Virginia House Speaker Eileen Filler-Corn announced Wednesday she had appointed Del. Delores McQuinn (D - 70) and Del. Joshua Cole (D - 28) to “The Commission to Study Slavery and Subsequent De Jure and De Facto Racial and Economic Discrimination”.

It was McQuinn’s bill, HB 1519, that passed in the last General Assembly session and led to the creation of the commission.

The commission will be comprised of 11 members. McQuinn and Cole, from the Virginia House of Delegates, one from the Virginia Senate (appointed by the Senate Committee on Rules), and eight non-legislative members appointed by the Governor.

“We'll basically be looking at…the role that Virginia actually played in the enslavement of Africans, the Black Code, Jim Crow, and Massive Resistance. All of these were oppressive, very oppressive laws and practices that was constituted and instituted to…oppress a race of people,” said McQuinn. “This 11 member group of commissioners…will be tasked with helping to…make certain that we have the authentic history documented and then share it publicly and then make recommendations as to how do you bring about some kind of reconciliation as it relates to this.”

McQuinn added there is a timeliness to the start of the commission’s work with the on-going protests related to the killing of George Floyd.

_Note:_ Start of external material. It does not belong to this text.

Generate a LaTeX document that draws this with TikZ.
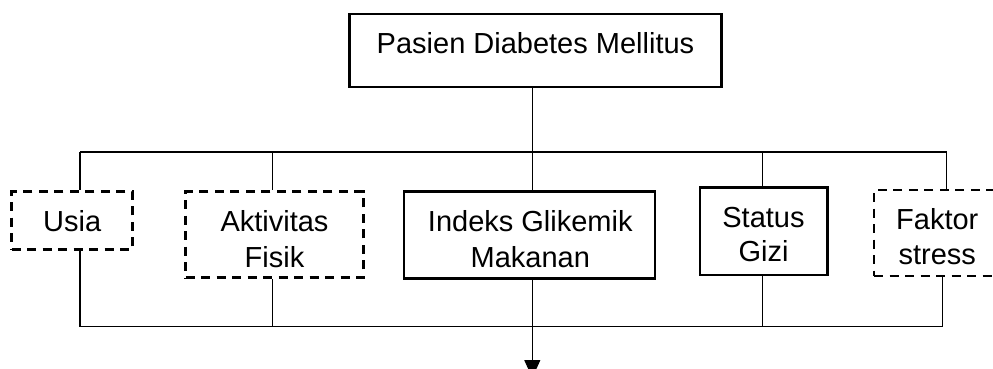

“We're right now in the present embroiled in a situation because of systemic racism. Systemic racism still impacts African-Americans every day and it's been very visible recently,” said McQuinn.

The commission will report its findings and recommendations to the Governor and General Assembly.

“There needs to be some things that are done intentionally and deliberately to help address these disparities before we are at a point that the next generation will be able to have a much better life and…prosperous life, as well,” added McQuinn.

“The pain and frustration we have seen across our Commonwealth and our Country requires leaders to take swift action to fix the severe inequities in our society. This Commission will play an important role in facilitating the change that is so deeply needed,” said Filler-Corn. "I thank Delegate McQuinn for her vision in patroning this legislation that will help the Commonwealth to eliminate systemic and institutionalized racism. I know that Delegate McQuinn and Delegate Cole, both clergy members deeply committed to bringing change to Virginia, will represent the House of Delegates with great distinction on this important commission.”

The commission can begin work as soon as July 1, but McQuinn said their first meeting has not been set yet as not all members have been appointed.